I've seen the youtubers who brag about being "Certified Gap Welders" I was not impressed, even though I don't know much yet. I knew that if they had fit the parts better to begin with, there would not be that big gap to fill ! When I bought the first mini and Kart. I just thought I would get them to play around with some on my property. Now I got more and I'm building engines and wanting too do some frame mods. Also now others have been wanting me to fix or restore their minis and karts. I'm not planning on doing the level of welding you are, but who knows !

Again tks y'all, it's truly appreciated. Dale
 
#15
Lots of people think they are good welders because they can fill gaps and the metal "sticks together".
IMHO fitting is almost if not equally important as the welding.
There is definitely knowledge that needs to be considered when picking materials, thickness of material, pipe vs tubing, cold rolled vs hot rolled steel, etc.
Flux core MIG is fine for working outside, where shielding gas could be blown away by the wind. But man is it smoky and dirty and requires more cleanup after the fact. Harder to see the puddle too.
I would recommend getting a slightly bigger (more powerful) machine than needed, it is better to run a big machine turned down, than it is to run a small machine maxed out.
Special attention should be paid to the duty cycle of any machine, the cheaper machines usually have very short duty cycles so cheaper is not always better. Cheaper machines often usually have lesser quality parts like torches/ground clamps/footpedals too.
Just my .02
 
#16
Lots of people think they are good welders because they can fill gaps and the metal "sticks together".
To add to what my friend massacre stated. A Mig will push wire as long as you hold the trigger. Doesnt mean that you are accomplishing anything other than making a mess.

There is the rare occasion that a gap or a hole that simply needs to be filled for cosmetic reasons is acceptable but its not a strong weld in the end. Again just a cosmetic fix.

If you start paying attention to welds on fence gates and small home projects you will see some things that are scary.

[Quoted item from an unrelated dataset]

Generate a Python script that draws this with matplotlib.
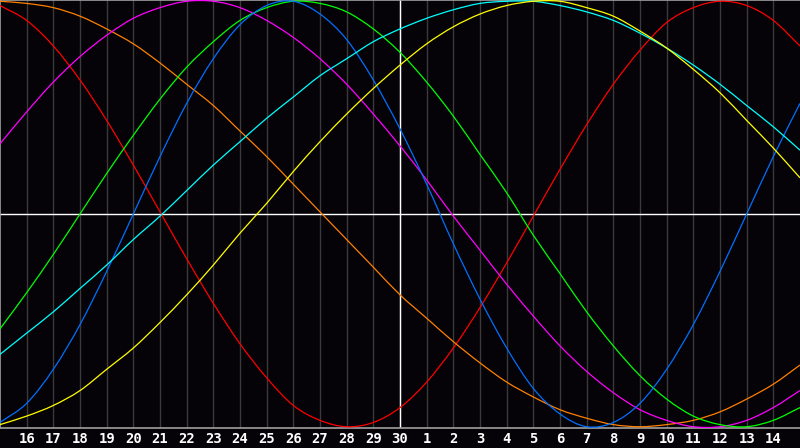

Here is a gate hinge that I repaired for a friend years ago that is a prime example of a goober weld. You can see from all the rust that there was never any penetration by the weld. The last pic shows the little pits where the weld actually had a bite. Compare that to the third pic with all the awful weld build up on it before I hit it with a hammer and knocked it off. Dont be afraid to put the heat in a weld. Thats what makes it a weld.